Friday, June 21, 2013

PTSD Awareness: Sometimes Two Parts are Stronger than the Whole

Photo by mimagirl

Homecomings can be both the best day and the worst day of deployments.  As family members, we wait for months to see the person we love walk off a bus and come home.  Sometimes, the time away is true of the eloquent but simple statement, “absence makes the heart grow fonder."  However, it is not that simple anymore.
It is one thing when your love comes home from War tired, anxious, and disconnected from the family. All of this is expected and changes with time.  It is another thing when they come home empty.  You look into the eyes of the person who promised to love you forever, searching for that love.  You are filled with a deep, chilling fear when you see nothing.
After multiple deployments, that is what I saw and what followed was completely unexpected.  We left the military base where we were stationed and moved on to the next phase of our military life.  I hoped that the move would be the change we needed.  I hoped that with time, we would heal and he would come to terms with the agonizing pain of War.  Post-traumatic stress is a simple fact.  Our service members are facing trauma and they have to deal with it in some manner.  The stress is the mind's attempt at coping.  It is when the stress becomes unmanageable that we acknowledge the disorder and make an attempt to support it with therapy and medications.

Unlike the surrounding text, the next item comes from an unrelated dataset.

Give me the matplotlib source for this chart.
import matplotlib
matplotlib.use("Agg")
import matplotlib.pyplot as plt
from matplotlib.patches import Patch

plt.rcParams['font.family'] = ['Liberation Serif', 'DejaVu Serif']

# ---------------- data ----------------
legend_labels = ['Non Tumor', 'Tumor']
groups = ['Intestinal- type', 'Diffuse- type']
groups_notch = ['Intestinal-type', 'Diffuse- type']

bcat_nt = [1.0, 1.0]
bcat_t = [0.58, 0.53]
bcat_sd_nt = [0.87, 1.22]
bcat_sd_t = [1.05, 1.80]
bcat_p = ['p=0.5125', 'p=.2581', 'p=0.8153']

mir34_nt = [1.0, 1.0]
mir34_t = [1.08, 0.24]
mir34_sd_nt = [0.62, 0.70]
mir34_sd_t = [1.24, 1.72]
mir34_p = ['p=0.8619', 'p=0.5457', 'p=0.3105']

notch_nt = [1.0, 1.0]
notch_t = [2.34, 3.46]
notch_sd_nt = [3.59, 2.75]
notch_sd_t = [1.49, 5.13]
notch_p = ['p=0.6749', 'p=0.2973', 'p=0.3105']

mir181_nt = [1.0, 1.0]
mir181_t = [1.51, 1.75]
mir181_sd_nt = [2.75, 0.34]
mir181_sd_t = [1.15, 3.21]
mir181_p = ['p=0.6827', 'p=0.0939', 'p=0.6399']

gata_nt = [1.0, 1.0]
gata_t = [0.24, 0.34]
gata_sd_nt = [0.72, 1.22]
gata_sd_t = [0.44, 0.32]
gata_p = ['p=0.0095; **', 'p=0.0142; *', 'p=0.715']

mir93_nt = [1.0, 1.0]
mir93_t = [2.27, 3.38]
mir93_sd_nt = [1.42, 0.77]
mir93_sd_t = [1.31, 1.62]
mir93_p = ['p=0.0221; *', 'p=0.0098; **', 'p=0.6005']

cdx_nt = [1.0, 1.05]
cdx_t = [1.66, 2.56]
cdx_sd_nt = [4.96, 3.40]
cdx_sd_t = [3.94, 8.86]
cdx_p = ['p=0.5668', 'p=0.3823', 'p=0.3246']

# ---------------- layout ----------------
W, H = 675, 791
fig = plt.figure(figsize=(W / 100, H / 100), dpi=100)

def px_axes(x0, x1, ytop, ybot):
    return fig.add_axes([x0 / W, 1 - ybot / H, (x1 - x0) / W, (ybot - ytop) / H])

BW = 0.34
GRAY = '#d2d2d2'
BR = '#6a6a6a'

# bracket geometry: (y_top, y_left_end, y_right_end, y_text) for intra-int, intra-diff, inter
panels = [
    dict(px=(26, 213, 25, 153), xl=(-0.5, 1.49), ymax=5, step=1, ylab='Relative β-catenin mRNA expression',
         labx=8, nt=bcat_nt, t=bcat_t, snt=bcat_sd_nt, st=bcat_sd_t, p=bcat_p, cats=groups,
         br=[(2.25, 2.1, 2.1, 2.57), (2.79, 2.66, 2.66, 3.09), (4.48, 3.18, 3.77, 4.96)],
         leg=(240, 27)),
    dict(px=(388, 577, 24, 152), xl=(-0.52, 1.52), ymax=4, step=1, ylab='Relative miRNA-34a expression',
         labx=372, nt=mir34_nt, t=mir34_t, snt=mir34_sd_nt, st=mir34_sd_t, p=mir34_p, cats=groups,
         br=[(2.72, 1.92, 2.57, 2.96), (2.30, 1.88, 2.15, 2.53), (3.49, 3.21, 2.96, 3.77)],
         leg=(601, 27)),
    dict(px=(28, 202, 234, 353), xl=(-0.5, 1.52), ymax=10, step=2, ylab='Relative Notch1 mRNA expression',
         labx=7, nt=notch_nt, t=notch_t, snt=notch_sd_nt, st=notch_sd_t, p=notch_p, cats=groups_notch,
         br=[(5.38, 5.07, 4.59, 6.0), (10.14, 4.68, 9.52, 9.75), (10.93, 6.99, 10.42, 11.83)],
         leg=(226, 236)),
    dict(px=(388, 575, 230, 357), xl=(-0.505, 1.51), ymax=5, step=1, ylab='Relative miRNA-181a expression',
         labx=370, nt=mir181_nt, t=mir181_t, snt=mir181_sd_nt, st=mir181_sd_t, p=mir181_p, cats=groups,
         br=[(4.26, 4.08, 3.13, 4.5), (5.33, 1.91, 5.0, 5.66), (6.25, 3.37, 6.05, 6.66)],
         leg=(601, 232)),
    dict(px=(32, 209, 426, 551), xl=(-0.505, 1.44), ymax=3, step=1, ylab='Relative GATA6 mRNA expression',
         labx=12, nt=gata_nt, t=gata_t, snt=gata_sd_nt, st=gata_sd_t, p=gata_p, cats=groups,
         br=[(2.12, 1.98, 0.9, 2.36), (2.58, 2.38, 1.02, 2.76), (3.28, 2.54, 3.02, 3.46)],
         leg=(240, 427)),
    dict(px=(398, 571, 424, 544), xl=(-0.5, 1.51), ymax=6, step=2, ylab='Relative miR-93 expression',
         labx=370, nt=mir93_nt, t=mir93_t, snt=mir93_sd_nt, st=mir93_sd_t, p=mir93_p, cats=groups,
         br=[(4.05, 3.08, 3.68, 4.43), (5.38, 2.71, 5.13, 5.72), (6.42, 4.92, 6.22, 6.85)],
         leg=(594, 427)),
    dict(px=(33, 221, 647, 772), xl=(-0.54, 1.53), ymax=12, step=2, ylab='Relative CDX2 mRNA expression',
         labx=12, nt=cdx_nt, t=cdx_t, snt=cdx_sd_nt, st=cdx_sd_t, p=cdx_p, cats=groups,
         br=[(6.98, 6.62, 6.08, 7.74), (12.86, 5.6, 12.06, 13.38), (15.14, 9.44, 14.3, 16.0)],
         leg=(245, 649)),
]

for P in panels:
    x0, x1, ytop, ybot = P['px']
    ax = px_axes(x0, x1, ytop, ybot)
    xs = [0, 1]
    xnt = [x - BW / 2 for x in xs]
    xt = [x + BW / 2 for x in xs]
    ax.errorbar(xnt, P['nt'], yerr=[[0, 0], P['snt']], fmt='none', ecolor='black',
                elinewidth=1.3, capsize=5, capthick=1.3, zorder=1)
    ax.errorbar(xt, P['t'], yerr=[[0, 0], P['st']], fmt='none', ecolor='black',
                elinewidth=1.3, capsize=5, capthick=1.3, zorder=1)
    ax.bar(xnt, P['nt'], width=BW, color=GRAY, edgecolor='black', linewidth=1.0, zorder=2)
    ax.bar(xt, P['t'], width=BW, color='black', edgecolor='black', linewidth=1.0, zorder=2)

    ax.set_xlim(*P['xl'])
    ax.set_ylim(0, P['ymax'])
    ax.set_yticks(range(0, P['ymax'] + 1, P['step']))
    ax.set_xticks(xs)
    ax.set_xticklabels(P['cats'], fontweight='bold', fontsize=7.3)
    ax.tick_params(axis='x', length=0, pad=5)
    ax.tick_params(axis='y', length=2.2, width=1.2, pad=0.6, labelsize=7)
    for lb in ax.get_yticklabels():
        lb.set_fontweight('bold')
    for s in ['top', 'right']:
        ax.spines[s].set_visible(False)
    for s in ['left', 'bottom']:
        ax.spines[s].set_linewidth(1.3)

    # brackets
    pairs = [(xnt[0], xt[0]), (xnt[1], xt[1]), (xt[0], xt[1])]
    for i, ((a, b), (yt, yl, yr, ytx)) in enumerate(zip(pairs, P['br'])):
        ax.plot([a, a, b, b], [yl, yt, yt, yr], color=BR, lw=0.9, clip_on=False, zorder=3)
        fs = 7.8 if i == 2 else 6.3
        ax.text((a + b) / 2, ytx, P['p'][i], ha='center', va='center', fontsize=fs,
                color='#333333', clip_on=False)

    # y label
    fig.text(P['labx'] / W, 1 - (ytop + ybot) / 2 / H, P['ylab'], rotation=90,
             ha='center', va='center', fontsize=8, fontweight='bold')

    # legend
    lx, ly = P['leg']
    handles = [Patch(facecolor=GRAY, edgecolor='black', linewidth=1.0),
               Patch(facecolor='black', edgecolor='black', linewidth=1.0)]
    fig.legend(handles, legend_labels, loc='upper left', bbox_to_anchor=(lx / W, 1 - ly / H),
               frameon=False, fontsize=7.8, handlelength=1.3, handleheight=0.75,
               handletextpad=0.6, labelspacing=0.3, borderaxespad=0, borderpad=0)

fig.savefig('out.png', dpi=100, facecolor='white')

But what happens to those that appear to "manage" it?  Their empty shell becomes their new essence and their rage becomes their weapon.  My family would not have been identified as one in need of help. But behind closed doors, we were falling apart.  I stayed awake countless nights, afraid to fall asleep.  I learned to keep my head down, hoping to avoid antagonizing his pain.  I realized the man that I married hated me and everything I did to soothe him only made him angrier.  I feared him.  I was no longer a partner in life but his enemy.  And how empty that must have made him feel.

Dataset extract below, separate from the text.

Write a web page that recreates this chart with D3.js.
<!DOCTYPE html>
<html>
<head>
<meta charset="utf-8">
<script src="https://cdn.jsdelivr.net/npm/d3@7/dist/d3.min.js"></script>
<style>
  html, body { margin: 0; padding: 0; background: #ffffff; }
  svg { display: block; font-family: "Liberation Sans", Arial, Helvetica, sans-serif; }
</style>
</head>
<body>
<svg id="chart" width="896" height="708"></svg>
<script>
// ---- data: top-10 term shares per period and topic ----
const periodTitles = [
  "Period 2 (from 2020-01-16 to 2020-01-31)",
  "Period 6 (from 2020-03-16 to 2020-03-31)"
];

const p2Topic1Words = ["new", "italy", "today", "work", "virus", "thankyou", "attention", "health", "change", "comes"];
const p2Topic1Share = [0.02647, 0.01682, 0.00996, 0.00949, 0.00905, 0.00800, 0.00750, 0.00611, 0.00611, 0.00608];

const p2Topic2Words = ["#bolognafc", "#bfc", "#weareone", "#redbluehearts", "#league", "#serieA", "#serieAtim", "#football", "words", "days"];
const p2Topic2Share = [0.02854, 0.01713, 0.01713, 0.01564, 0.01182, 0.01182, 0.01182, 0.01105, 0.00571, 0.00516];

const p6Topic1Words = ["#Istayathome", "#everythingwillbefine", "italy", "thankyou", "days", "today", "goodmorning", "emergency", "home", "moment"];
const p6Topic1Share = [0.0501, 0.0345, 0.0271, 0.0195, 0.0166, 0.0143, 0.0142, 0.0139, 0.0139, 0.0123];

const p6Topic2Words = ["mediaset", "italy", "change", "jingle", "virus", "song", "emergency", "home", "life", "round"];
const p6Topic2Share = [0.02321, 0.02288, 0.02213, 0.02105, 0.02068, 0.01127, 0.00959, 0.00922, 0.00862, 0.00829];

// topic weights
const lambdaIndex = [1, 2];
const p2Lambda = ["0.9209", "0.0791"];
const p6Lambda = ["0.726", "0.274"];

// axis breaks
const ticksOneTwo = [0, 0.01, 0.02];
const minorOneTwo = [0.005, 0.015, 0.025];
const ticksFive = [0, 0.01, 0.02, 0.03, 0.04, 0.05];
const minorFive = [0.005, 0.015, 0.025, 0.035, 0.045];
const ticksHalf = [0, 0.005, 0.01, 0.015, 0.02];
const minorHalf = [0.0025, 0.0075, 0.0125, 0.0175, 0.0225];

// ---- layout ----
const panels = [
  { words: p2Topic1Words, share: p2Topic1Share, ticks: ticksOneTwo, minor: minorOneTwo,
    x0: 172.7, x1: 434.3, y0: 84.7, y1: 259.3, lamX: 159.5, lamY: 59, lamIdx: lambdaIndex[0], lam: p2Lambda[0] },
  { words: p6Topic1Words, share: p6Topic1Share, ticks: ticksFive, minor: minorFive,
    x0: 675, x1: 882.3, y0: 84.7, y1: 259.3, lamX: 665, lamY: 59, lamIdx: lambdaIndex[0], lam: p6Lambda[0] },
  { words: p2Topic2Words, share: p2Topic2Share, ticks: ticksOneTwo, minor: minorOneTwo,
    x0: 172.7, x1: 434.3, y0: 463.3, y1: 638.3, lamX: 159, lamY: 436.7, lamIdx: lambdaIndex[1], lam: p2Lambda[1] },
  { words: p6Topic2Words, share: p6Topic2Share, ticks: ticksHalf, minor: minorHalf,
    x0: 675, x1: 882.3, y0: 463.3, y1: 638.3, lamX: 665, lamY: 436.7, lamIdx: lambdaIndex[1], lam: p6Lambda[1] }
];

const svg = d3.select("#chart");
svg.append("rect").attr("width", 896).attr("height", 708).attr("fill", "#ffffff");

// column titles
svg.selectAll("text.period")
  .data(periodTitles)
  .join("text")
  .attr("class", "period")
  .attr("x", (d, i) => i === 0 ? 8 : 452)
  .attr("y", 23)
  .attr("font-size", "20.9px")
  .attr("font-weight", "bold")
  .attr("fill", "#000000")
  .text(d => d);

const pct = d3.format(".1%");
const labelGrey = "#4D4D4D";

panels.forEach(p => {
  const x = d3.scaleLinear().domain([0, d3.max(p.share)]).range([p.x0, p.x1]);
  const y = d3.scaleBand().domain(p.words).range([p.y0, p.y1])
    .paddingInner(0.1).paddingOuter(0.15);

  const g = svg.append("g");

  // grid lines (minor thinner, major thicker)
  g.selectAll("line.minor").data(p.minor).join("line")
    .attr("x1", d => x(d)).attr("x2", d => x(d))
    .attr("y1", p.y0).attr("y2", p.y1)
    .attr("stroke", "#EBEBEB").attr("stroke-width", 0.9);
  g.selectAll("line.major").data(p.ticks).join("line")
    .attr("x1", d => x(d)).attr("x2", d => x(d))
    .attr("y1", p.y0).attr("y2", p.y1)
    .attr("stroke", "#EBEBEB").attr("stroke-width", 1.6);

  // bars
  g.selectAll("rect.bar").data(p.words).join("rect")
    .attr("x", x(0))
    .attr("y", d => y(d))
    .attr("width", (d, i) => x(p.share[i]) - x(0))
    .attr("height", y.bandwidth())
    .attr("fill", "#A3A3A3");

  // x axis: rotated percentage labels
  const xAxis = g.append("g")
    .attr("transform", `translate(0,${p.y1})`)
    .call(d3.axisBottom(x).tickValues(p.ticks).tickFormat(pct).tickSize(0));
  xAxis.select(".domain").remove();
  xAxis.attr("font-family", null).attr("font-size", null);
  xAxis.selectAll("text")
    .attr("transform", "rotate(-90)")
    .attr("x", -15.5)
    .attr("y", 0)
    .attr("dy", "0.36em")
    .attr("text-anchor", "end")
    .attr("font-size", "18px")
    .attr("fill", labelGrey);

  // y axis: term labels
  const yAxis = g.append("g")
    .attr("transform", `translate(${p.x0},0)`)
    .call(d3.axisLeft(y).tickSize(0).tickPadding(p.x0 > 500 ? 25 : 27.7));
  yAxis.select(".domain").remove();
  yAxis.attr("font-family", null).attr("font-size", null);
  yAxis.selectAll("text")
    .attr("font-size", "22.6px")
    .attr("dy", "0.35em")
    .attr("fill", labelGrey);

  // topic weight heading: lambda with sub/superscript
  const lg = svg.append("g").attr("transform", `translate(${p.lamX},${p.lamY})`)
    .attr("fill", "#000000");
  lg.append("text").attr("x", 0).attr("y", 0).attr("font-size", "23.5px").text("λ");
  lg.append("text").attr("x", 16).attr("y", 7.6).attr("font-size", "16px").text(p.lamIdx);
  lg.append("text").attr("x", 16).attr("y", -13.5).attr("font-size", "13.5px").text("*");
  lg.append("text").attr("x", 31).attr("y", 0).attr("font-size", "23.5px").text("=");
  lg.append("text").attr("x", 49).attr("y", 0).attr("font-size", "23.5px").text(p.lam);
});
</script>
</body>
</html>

We attempted marriage counseling countless times.  I was surprised at how many times the "experts" missed the cues about what was really happening in our world and each time we were told the same thing.  "I don't think there is anything I can do to help you."
I promised myself that I would leave if our young children were affected. Funny thing about kids, by the time you see the impact on them, it is already too late.  I hung on, hoping that someone would recognize our dire situation and save us.   One night, I sat in my car, on the edge of a cliff, begging God to take away our pain.  I knew I needed to make some very hard decisions.
Our family had been through so much--we should have been able to make it through it all.  In honoring a commitment to serve his country, my husband sacrificed much of his soul, the part that belonged to us. 
Our family has now become a part of the growing statistics.  A story with no name, children whose lives are forever changed because, they too, were expected to sacrifice for their country.  Although fractured, my family still cherishes the friendships made with our fellow military families.  We "soldier on" and slowly, we are separately becoming whole again. And while I am no longer a military wife, I will always honor the commitment that my husband, and my family, made to this country.